さらには総会進行を〝事務的な冷静沈着さで仕切る〟内田誠社長への不満も加わって、先行きに不安が募る一般株主の想いは総会開始2時間が過ぎても収まらず、最後には議事運営が不適切だとして議長解任を求める動議もあった。
しかし一部の株主からの「次の定時株主総会まで業績低迷が続いたらどうするのか」の問いに、内田誠社長が「経営に改善が見えなければ、すぐに私をクビにしてください。執行の責任者である時分が責任を持って日産再生を果たして見せます。

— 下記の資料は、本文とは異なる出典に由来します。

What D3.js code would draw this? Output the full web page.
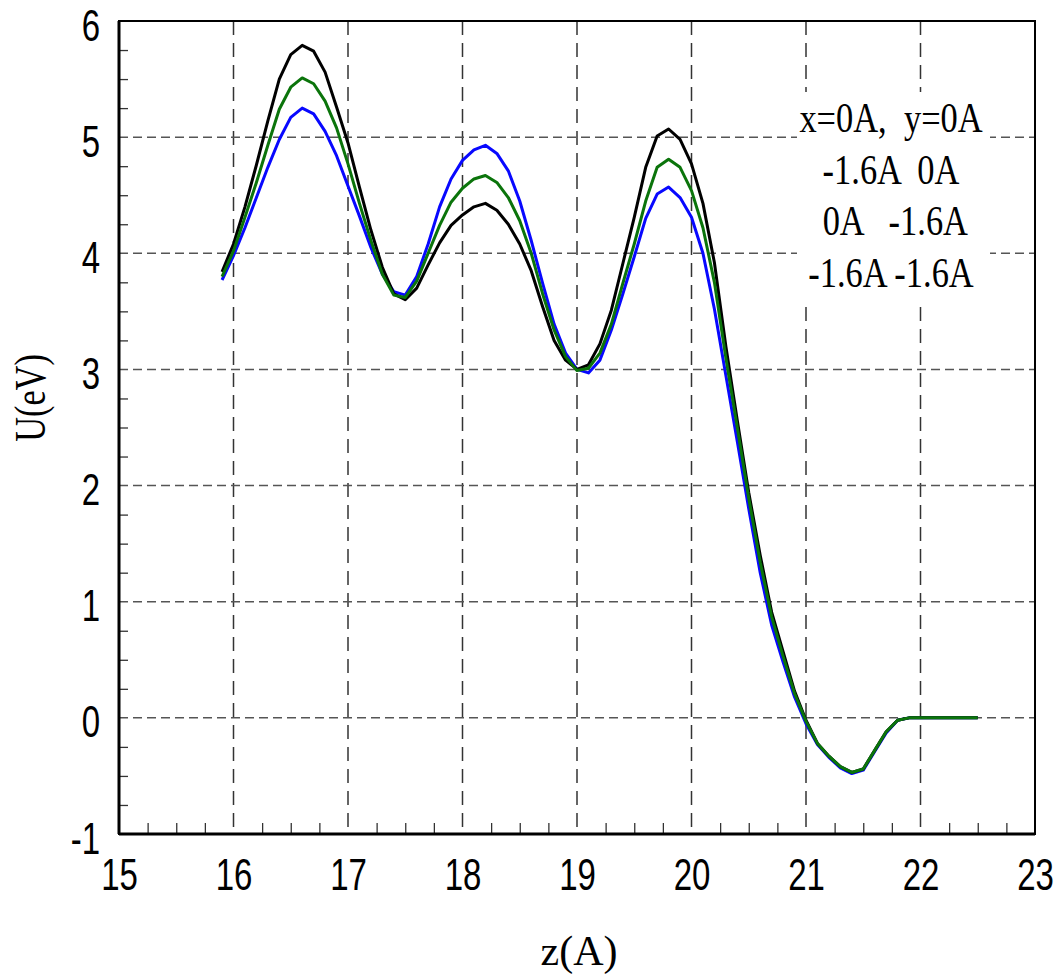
<!DOCTYPE html>
<html>
<head>
<meta charset="utf-8">
<script src="https://cdn.jsdelivr.net/npm/d3@7"></script>
<style>
  body { margin: 0; background: #fff; }
  svg { display: block; }
</style>
</head>
<body>
<svg id="chart"></svg>
<script>
// z positions (A)
const zVals = [15.9, 16.0, 16.1, 16.2, 16.3, 16.4, 16.5, 16.6, 16.7, 16.8, 16.9,
  17.0, 17.1, 17.2, 17.3, 17.4, 17.5, 17.6, 17.7, 17.8, 17.9,
  18.0, 18.1, 18.2, 18.3, 18.4, 18.5, 18.6, 18.7, 18.8, 18.9,
  19.0, 19.1, 19.2, 19.3, 19.4, 19.5, 19.6, 19.7, 19.8, 19.9,
  20.0, 20.1, 20.2, 20.3, 20.4, 20.5, 20.6, 20.7, 20.8, 20.9,
  21.0, 21.1, 21.2, 21.3, 21.4, 21.5, 21.6, 21.7, 21.8, 21.9,
  22.0, 22.1, 22.2, 22.3, 22.4, 22.5];

// U(eV) for each curve
const uBlack = [3.84, 4.08, 4.40, 4.76, 5.14, 5.50, 5.71, 5.79, 5.74, 5.56, 5.26,
  4.95, 4.57, 4.20, 3.88, 3.65, 3.60, 3.70, 3.90, 4.09, 4.24,
  4.33, 4.40, 4.43, 4.37, 4.25, 4.08, 3.85, 3.54, 3.25, 3.08,
  3.00, 3.04, 3.22, 3.51, 3.91, 4.31, 4.74, 5.01, 5.07, 4.98,
  4.77, 4.43, 3.92, 3.20, 2.56, 1.94, 1.40, 0.91, 0.57, 0.23,
  -0.02, -0.22, -0.33, -0.42, -0.47, -0.44, -0.28, -0.12, -0.02, 0,
  0, 0, 0, 0, 0, 0];

const uGreen = [3.80, 4.02, 4.31, 4.61, 4.93, 5.24, 5.43, 5.51, 5.46, 5.31, 5.08,
  4.77, 4.43, 4.11, 3.82, 3.64, 3.62, 3.76, 4.00, 4.24, 4.44,
  4.56, 4.64, 4.67, 4.61, 4.48, 4.28, 4.00, 3.65, 3.34, 3.11,
  2.99, 3.01, 3.14, 3.39, 3.74, 4.08, 4.45, 4.74, 4.81, 4.74,
  4.54, 4.22, 3.75, 3.10, 2.50, 1.89, 1.34, 0.87, 0.53, 0.21,
  -0.03, -0.22, -0.33, -0.42, -0.47, -0.44, -0.28, -0.12, -0.02, 0,
  0, 0, 0, 0, 0, 0];

const uBlue = [3.77, 3.98, 4.22, 4.48, 4.74, 4.98, 5.17, 5.25, 5.20, 5.05, 4.84,
  4.58, 4.32, 4.05, 3.82, 3.67, 3.64, 3.80, 4.08, 4.40, 4.64,
  4.80, 4.89, 4.93, 4.86, 4.71, 4.45, 4.11, 3.74, 3.39, 3.14,
  3.00, 2.97, 3.08, 3.34, 3.65, 3.97, 4.30, 4.51, 4.57, 4.48,
  4.31, 4.00, 3.52, 2.95, 2.38, 1.80, 1.25, 0.80, 0.48, 0.18,
  -0.05, -0.23, -0.34, -0.43, -0.48, -0.45, -0.29, -0.13, -0.02, 0,
  0, 0, 0, 0, 0, 0];

const xTicks = [15, 16, 17, 18, 19, 20, 21, 22, 23];
const yTicks = [-1, 0, 1, 2, 3, 4, 5, 6];

const legendRows = ["x=0A,  y=0A", "-1.6A  0A", " 0A   -1.6A", "-1.6A -1.6A"];

// drawing order: blue, black, green on top
const series = [
  { name: "blue", values: uBlue, color: "#0808ff" },
  { name: "black", values: uBlack, color: "#000000" },
  { name: "green", values: uGreen, color: "#0b740b" }
];

// Dimensioner
const width = 1056, height = 974;
const margin = { top: 21, right: 21, bottom: 140, left: 119 };
const squeeze = 0.75; // smalle skrifttyper

const svg = d3.select("#chart").attr("width", width).attr("height", height);

const x = d3.scaleLinear().domain([15, 23]).range([margin.left, width - margin.right]);
const y = d3.scaleLinear().domain([-1, 6]).range([height - margin.bottom, margin.top]);

// Gitterlinjer
svg.append("g")
  .selectAll("line")
  .data(xTicks.slice(1, -1))
  .join("line")
  .attr("x1", d => x(d)).attr("x2", d => x(d))
  .attr("y1", y(6)).attr("y2", y(-1))
  .attr("stroke", "#333")
  .attr("stroke-width", 1.5)
  .attr("stroke-dasharray", "14,8");

svg.append("g")
  .selectAll("line")
  .data(yTicks.slice(1, -1))
  .join("line")
  .attr("x1", x(15)).attr("x2", x(23))
  .attr("y1", d => y(d)).attr("y2", d => y(d))
  .attr("stroke", "#555")
  .attr("stroke-width", 1.5)
  .attr("stroke-dasharray", "9,5");

// Legend baggrund
svg.append("rect")
  .attr("x", 797).attr("y", 92)
  .attr("width", 193).attr("height", 210)
  .attr("fill", "#fff");

// Små tick-mærker
const xMinor = d3.range(15, 23.001, 0.25).filter(d => Math.abs(d - Math.round(d)) > 0.01);
const yMinor = d3.range(-1, 6.001, 0.25).filter(d => Math.abs(d - Math.round(d)) > 0.01);

svg.append("g")
  .attr("transform", `translate(0,${y(-1)})`)
  .call(d3.axisBottom(x).tickValues(xMinor).tickSize(-11).tickFormat(""))
  .call(g => g.select(".domain").remove())
  .call(g => g.selectAll(".tick line").attr("stroke", "#333").attr("stroke-width", 1.3));

svg.append("g")
  .attr("transform", `translate(${x(15)},0)`)
  .call(d3.axisLeft(y).tickValues(yMinor).tickSize(-9).tickFormat(""))
  .call(g => g.select(".domain").remove())
  .call(g => g.selectAll(".tick line").attr("stroke", "#333").attr("stroke-width", 1.3));

// Akse-tal (almindelig bindestreg som minus)
svg.append("g")
  .attr("transform", `translate(0,${y(-1)})`)
  .call(d3.axisBottom(x).tickValues(xTicks).tickSize(0).tickFormat(d => String(d)))
  .call(g => g.select(".domain").remove())
  .call(g => g.selectAll(".tick text")
    .attr("y", 56).attr("dy", null)
    .attr("transform", `scale(${squeeze},1)`)
    .attr("font-family", "'Liberation Sans', Arial, sans-serif")
    .attr("font-size", 44)
    .attr("fill", "#000"));

svg.append("g")
  .attr("transform", `translate(${x(15)},0)`)
  .call(d3.axisLeft(y).tickValues(yTicks).tickSize(0).tickFormat(d => String(d)))
  .call(g => g.select(".domain").remove())
  .call(g => g.selectAll(".tick text")
    .attr("x", -19 / squeeze).attr("dy", 19)
    .attr("transform", `scale(${squeeze},1)`)
    .attr("font-family", "'Liberation Sans', Arial, sans-serif")
    .attr("font-size", 44)
    .attr("fill", "#000"));

// Kurver
const line = d3.line()
  .x((d, i) => x(zVals[i]))
  .y(d => y(d));

svg.append("g")
  .selectAll("path")
  .data(series)
  .join("path")
  .attr("d", d => line(d.values))
  .attr("fill", "none")
  .attr("stroke", d => d.color)
  .attr("stroke-width", 3)
  .attr("stroke-linejoin", "round");

// Ramme
svg.append("rect")
  .attr("x", x(15)).attr("y", y(6))
  .attr("width", x(23) - x(15)).attr("height", y(-1) - y(6))
  .attr("fill", "none")
  .attr("stroke", "#000")
  .attr("stroke-width", 2);

svg.append("line")
  .attr("x1", x(15)).attr("x2", x(23))
  .attr("y1", y(-1)).attr("y2", y(-1))
  .attr("stroke", "#000").attr("stroke-width", 3);
svg.append("line")
  .attr("x1", x(15)).attr("x2", x(15))
  .attr("y1", y(6)).attr("y2", y(-1))
  .attr("stroke", "#000").attr("stroke-width", 3);

// Legend tekst
svg.append("g")
  .selectAll("text")
  .data(legendRows)
  .join("text")
  .attr("transform", (d, i) => `translate(891,${132 + i * 51.7}) scale(0.82,1)`)
  .attr("text-anchor", "middle")
  .attr("font-family", "'Liberation Serif', 'Times New Roman', serif")
  .attr("font-size", 42)
  .style("white-space", "pre")
  .text(d => d);

// Aksetitler
svg.append("text")
  .attr("x", 579).attr("y", 965)
  .attr("text-anchor", "middle")
  .attr("font-family", "'Liberation Serif', 'Times New Roman', serif")
  .attr("font-size", 42)
  .text("z(A)");

svg.append("text")
  .attr("transform", `translate(45,398) rotate(-90) scale(0.78,1)`)
  .attr("text-anchor", "middle")
  .attr("font-family", "'Liberation Serif', 'Times New Roman', serif")
  .attr("font-size", 44)
  .text("U(eV)");
</script>
</body>
</html>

今は色々なことが起きていまますが、日産は本当の姿はこんなものではありません。早く良い会社と言って貰えるよう、覚悟を持って経営に取り組んでいきます」と語って、株主の怒号を冷静に押し切った。
総会は最後の最後に、本来の議題であった内田社長(1966年7月20日生/日商岩井を経て東風汽車有限公司総裁から現職)、アシュワニ・グプタ氏(1970年9月15日生/ルノーから三菱自動車工業最高執行責任者を経て日産に移籍)。
さらに坂本秀行氏(1956年4月15日生/日産執行役員から執行役副社長 生産・SCM。なお三菱自動車工業社外取締役・愛知機械工業取締役会長・ジヤトコ取締役会長兼務)、ピエール フルーリォ氏(1954年1月31日生/会計監査人からクレディ・スイス・フランス最高経営責を経てPCF投資顧問・ルノー 筆頭独立社外取締役)ら4人の取締役選任の議案が賛成多数で可決され、2時間40分の総会の幕が閉じられた。
こうしてようやく臨時株主総会を切り抜けた新経営陣だが、2019年10月からの12月期決算で260億円の最終赤字を出したことは打ち消せる訳では無い。
またこの低迷は、連合を率いる立場のルノー自身も赤字を計上していることから深刻だ。そして日本国内で日産は、三菱自動車工業と手を取り合って、待ったなしで業績の抜本的な立て直しに迫られる。